Autoantibodies to an estrogen receptor may represent promising markers for scleroderma progression, according to an Italian study.

Giovannetti A, Maselli A, Colasanti T, et al. 2013 Autoantibodies to Estrogen Receptor α in Systemic Sclerosis (SSc) as Pathogenetic Determinants and Markers of Progression, PLoS One; (2013) doi: 10.1371/journal.pone.0074332. First published online: September 18, 2013 (open access).

Autoantibodies to estrogen receptor α (anti-ERα) may trigger immune responses in systemic sclerosis (SSc), serving as a potential marker of scleroderma progression, Italian researchers say.

The study of anti-ERα antibodies in 71 consecutive SSc patients reveals serum immunoreactivity in 42% of the group (n=30) - but none among 90 matched healthy serum donor controls - plus a significant association between anti-ERα antibody values and key clinical parameters of disease activity and severity.

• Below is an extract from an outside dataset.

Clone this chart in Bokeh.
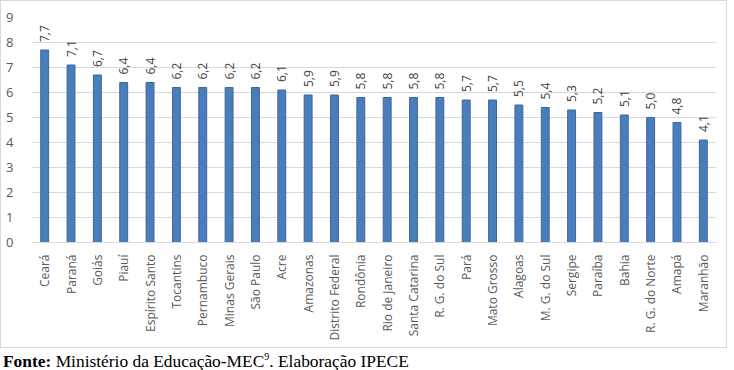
from math import pi
from bokeh.plotting import figure
from bokeh.models import ColumnDataSource, FixedTicker, Range1d, Div
from bokeh.layouts import column
from bokeh.embed import file_html
from bokeh.resources import INLINE

states = ["Ceará", "Paraná", "Goiás", "Piauí", "Espírito Santo", "Tocantins",
          "Pernambuco", "Minas Gerais", "São Paulo", "Acre", "Amazonas",
          "Distrito Federal", "Rondônia", "Rio de Janeiro", "Santa Catarina",
          "R. G. do Sul", "Pará", "Mato Grosso", "Alagoas", "M. G. do Sul",
          "Sergipe", "Paraíba", "Bahia", "R. G. do Norte", "Amapá", "Maranhão"]
values = [7.7, 7.1, 6.7, 6.4, 6.4, 6.2, 6.2, 6.2, 6.2, 6.1, 5.9, 5.9, 5.8, 5.8,
          5.8, 5.8, 5.7, 5.7, 5.5, 5.4, 5.3, 5.2, 5.1, 5.0, 4.8, 4.1]
y_ticks = [0, 1, 2, 3, 4, 5, 6, 7, 8, 9]

labels = [f"{v:.1f}".replace(".", ",") for v in values]
src = ColumnDataSource(dict(x=states, top=values, label=labels))

FONT = "Open Sans"

p = figure(x_range=states, y_range=Range1d(0, 9), width=727, height=348,
           output_backend="svg", toolbar_location=None,
           min_border_left=30, min_border_right=12, min_border_top=16,
           min_border_bottom=107)
p.styles = {"border": "1px solid #d9d9d9", "box-sizing": "border-box"}
p.outline_line_color = None
p.background_fill_color = "white"

p.vbar(x="x", top="top", width=0.3, source=src,
       fill_color="#4A7EBB", line_color="#3B67A0", line_width=1)

p.text(x="x", y="top", text="label", source=src, angle=pi / 2,
       text_align="left", text_baseline="middle", y_offset=-8,
       text_font_size="12px", text_color="#404040",
       text_font={"value": FONT})

p.yaxis.ticker = FixedTicker(ticks=y_ticks)
p.yaxis.axis_line_color = None
p.yaxis.major_tick_line_color = None
p.yaxis.minor_tick_line_color = None
p.yaxis.major_label_text_font = FONT
p.yaxis.major_label_text_font_size = "13px"
p.yaxis.major_label_text_color = "#595959"
p.yaxis.major_label_standoff = 12

p.xaxis.axis_line_color = "#d9d9d9"
p.xaxis.major_tick_line_color = None
p.xaxis.minor_tick_line_color = None
p.xaxis.major_label_orientation = pi / 2
p.xaxis.major_label_text_font = FONT
p.xaxis.major_label_text_font_size = "12px"
p.xaxis.major_label_text_color = "#595959"
p.xaxis.major_label_standoff = 6

p.xgrid.grid_line_color = None
p.ygrid.grid_line_color = "#d9d9d9"

footer = Div(text='<b>Fonte:</b> Ministério da Educação-MEC<sup style="font-size:10px">9</sup>. Elaboração IPECE',
             width=727, height=22,
             styles={"font-family": "'Liberation Serif', 'Times New Roman', serif",
                     "font-size": "17.4px", "color": "#000000",
                     "margin-left": "3px", "margin-top": "1px"})

layout = column(p, footer, spacing=0)
open("out.html", "w").write(file_html(layout, INLINE))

Among the SSc patients - predominantly women in their mid-50s with a median disease duration of 8 years - anti-ERα antibodies are twice as prevalent in those with a higher European Scleroderma Study Group (EScSG) activity index, compared with anti-ERα- negative patients. 

The study also finds anti-ERα serum antibodies are associated with diffuse SSc, anti-topoisomerase I antibodies (anti-Scl70 antibodies), and late capillaroscopic pattern in the disease.

Additionally, anti-ERα antibody positivity may be linked to greater susceptibility to apoptosis among T cells, leading to an autoantigen overload that initiates or perpetuates an autoimmune response and autoantibody-mediated tissue damage in diseases such as SSc, the researchers write.

Finally, the authors note that apoptotic T cells can trigger release of certain cytokines that play a key role in the pathogenesis of SSc.